[START OF RECORDS FOR PROCESSING]
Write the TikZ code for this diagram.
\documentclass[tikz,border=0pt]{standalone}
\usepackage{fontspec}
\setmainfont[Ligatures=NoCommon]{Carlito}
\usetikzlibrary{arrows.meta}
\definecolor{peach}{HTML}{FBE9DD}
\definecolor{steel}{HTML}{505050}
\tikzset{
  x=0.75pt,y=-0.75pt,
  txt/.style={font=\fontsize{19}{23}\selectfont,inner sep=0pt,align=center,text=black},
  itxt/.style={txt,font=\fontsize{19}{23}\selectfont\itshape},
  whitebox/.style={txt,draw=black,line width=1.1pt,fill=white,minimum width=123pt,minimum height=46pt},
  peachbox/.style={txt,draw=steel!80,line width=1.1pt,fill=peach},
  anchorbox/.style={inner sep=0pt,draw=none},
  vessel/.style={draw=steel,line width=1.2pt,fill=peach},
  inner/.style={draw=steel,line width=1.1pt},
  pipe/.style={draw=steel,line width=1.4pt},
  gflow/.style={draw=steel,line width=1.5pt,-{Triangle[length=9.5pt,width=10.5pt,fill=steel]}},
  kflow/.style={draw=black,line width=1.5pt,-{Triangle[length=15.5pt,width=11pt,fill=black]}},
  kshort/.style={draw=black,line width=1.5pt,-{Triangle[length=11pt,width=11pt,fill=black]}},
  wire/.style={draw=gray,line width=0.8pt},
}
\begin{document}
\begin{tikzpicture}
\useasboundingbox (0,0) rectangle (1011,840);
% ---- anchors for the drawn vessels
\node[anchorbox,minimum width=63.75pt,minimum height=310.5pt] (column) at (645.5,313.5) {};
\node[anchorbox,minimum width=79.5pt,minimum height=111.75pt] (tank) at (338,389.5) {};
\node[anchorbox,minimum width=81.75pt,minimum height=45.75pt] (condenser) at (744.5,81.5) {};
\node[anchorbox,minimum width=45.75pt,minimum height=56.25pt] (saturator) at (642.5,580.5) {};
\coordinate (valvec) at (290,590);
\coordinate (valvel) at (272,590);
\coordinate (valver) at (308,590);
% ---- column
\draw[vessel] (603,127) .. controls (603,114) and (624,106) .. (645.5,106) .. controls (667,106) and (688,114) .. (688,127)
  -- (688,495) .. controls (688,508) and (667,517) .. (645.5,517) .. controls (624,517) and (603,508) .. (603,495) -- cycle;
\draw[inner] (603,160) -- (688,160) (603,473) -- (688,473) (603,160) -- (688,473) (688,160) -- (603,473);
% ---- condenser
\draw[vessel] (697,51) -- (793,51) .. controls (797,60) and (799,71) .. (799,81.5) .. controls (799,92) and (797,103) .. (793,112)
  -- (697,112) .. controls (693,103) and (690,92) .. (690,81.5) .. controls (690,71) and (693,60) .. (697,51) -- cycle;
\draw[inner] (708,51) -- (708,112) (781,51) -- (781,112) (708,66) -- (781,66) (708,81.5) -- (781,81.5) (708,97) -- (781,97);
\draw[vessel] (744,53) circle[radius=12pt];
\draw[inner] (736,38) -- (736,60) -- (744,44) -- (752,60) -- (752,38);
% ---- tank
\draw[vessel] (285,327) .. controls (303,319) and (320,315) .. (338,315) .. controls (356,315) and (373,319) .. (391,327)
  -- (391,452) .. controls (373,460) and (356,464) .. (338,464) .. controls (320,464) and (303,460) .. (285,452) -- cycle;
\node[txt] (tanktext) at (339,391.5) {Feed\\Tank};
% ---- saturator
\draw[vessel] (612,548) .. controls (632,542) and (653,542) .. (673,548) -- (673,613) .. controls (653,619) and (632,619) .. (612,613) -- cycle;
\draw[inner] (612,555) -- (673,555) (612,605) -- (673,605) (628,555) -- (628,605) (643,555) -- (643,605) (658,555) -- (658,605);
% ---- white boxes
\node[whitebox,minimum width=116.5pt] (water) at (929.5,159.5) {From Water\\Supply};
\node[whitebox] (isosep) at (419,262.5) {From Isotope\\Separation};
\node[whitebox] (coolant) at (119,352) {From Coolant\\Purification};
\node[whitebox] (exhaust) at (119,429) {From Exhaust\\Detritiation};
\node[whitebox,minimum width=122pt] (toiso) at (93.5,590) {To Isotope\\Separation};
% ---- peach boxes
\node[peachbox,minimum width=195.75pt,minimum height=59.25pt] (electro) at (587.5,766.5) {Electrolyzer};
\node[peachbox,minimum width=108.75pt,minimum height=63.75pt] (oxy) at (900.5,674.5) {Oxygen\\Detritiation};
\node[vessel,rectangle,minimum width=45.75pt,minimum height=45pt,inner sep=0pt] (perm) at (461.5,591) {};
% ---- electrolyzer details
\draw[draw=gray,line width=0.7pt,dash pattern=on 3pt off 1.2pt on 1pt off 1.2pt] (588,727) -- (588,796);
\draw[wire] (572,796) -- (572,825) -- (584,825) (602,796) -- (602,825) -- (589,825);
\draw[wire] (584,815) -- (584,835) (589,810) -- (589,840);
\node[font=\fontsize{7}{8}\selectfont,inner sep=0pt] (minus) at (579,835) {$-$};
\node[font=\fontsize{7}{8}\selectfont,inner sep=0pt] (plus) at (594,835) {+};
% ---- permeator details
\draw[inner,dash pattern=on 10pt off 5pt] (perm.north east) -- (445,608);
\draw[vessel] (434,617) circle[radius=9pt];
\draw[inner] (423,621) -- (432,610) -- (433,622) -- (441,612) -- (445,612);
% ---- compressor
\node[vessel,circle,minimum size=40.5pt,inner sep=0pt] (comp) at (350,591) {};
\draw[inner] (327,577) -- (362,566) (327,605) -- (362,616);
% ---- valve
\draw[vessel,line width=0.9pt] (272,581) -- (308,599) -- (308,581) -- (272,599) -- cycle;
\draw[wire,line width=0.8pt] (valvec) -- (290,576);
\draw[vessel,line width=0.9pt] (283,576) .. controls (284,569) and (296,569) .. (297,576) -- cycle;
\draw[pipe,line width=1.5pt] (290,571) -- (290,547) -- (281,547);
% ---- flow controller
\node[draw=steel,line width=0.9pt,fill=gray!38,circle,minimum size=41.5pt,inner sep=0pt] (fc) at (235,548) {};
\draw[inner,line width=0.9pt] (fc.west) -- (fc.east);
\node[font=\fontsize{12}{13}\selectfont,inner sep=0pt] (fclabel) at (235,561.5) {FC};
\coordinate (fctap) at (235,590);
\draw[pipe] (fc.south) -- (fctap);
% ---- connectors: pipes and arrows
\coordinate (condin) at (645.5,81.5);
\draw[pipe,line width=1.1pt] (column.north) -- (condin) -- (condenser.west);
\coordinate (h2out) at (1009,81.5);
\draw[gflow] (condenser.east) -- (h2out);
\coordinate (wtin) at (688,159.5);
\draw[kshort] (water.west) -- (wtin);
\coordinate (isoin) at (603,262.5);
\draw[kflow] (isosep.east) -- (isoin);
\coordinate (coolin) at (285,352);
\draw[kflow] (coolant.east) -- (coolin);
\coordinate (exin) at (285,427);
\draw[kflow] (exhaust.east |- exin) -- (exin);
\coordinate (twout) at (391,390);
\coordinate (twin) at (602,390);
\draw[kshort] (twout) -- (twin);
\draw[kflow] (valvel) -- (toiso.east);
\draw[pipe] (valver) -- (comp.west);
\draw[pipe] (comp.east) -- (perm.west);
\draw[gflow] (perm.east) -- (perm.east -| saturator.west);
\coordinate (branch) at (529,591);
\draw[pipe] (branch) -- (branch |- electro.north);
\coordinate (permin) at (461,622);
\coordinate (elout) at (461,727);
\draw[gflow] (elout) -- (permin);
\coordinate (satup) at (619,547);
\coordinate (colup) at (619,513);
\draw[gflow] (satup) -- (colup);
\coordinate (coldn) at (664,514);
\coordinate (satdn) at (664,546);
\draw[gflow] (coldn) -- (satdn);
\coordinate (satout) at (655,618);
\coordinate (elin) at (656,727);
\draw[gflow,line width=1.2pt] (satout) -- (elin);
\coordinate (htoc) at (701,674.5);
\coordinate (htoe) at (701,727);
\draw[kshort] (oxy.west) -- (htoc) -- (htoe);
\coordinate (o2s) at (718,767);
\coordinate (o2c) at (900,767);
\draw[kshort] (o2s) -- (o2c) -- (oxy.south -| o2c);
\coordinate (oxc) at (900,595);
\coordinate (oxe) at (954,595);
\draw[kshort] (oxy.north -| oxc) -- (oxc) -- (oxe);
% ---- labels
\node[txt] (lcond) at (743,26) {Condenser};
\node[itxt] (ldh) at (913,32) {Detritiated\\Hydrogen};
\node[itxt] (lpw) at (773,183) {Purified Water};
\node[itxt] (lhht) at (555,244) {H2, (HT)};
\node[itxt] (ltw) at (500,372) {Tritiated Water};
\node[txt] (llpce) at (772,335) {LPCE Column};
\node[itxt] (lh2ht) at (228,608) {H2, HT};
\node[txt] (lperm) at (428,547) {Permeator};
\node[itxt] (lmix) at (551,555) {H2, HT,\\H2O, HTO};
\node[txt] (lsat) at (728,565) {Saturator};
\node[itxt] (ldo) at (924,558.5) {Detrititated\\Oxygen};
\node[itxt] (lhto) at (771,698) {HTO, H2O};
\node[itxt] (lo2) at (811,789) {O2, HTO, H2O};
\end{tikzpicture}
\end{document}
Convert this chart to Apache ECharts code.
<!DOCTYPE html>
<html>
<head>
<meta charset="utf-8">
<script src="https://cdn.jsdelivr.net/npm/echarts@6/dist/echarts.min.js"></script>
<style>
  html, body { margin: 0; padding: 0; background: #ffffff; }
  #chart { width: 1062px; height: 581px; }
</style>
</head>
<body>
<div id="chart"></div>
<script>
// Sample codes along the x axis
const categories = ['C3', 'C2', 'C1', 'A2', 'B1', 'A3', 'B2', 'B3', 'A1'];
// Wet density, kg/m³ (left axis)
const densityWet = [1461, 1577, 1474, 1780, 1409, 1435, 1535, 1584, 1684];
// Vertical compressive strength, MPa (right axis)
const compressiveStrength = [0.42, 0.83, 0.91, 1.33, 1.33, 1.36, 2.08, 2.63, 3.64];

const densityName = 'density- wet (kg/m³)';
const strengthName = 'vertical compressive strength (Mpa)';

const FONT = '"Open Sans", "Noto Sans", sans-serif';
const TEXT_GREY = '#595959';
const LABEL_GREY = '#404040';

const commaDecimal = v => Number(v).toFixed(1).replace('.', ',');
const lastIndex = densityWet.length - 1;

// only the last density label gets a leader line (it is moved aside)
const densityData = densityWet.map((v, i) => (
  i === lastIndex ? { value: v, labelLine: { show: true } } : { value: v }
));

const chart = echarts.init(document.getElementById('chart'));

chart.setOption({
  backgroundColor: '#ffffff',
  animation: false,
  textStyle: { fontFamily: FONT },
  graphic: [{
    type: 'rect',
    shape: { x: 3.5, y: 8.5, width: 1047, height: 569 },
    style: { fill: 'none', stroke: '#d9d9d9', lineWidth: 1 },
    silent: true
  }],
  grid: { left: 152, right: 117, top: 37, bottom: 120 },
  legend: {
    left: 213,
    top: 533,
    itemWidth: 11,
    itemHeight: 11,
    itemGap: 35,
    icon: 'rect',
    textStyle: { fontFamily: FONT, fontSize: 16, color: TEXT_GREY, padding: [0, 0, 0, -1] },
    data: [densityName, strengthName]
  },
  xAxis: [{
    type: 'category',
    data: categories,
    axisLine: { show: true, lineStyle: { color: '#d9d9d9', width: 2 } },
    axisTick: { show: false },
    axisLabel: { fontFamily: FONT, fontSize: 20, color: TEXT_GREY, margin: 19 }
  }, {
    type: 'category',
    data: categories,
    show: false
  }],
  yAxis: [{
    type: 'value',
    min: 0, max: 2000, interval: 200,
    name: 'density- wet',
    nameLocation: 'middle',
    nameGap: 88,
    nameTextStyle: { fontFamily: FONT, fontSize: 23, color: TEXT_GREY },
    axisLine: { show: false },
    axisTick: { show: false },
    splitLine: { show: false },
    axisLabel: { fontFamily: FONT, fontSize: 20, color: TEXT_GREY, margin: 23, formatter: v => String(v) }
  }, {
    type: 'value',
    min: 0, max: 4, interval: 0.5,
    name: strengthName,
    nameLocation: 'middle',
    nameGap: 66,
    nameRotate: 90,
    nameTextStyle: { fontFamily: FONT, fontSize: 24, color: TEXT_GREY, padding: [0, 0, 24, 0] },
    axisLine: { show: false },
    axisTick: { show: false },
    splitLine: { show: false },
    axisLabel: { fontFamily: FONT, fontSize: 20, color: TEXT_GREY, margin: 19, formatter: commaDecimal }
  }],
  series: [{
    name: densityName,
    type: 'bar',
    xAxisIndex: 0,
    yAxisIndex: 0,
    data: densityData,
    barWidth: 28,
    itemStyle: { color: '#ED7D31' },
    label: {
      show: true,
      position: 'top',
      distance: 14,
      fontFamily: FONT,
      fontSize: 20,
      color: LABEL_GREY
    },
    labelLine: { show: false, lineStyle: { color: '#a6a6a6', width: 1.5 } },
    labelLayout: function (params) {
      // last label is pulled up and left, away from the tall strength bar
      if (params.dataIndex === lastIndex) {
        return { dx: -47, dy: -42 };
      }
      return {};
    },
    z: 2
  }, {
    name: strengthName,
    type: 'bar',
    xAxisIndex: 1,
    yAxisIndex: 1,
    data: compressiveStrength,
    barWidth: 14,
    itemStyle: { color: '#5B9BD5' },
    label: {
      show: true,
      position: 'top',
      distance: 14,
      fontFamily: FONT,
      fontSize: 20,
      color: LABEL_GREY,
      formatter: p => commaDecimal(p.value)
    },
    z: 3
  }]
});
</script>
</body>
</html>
[END OF RECORDS FOR PROCESSING]
## REQUIREMENTS
Above are the entries. Quote exactly the lines from the one bearing "Convert this chart to Apache ECharts code." through the one bearing "const lastIndex = densityWet.length - 1;".

## RESULT OF THIS EXERCISE
Convert this chart to Apache ECharts code.
<!DOCTYPE html>
<html>
<head>
<meta charset="utf-8">
<script src="https://cdn.jsdelivr.net/npm/echarts@6/dist/echarts.min.js"></script>
<style>
  html, body { margin: 0; padding: 0; background: #ffffff; }
  #chart { width: 1062px; height: 581px; }
</style>
</head>
<body>
<div id="chart"></div>
<script>
// Sample codes along the x axis
const categories = ['C3', 'C2', 'C1', 'A2', 'B1', 'A3', 'B2', 'B3', 'A1'];
// Wet density, kg/m³ (left axis)
const densityWet = [1461, 1577, 1474, 1780, 1409, 1435, 1535, 1584, 1684];
// Vertical compressive strength, MPa (right axis)
const compressiveStrength = [0.42, 0.83, 0.91, 1.33, 1.33, 1.36, 2.08, 2.63, 3.64];

const densityName = 'density- wet (kg/m³)';
const strengthName = 'vertical compressive strength (Mpa)';

const FONT = '"Open Sans", "Noto Sans", sans-serif';
const TEXT_GREY = '#595959';
const LABEL_GREY = '#404040';

const commaDecimal = v => Number(v).toFixed(1).replace('.', ',');
const lastIndex = densityWet.length - 1;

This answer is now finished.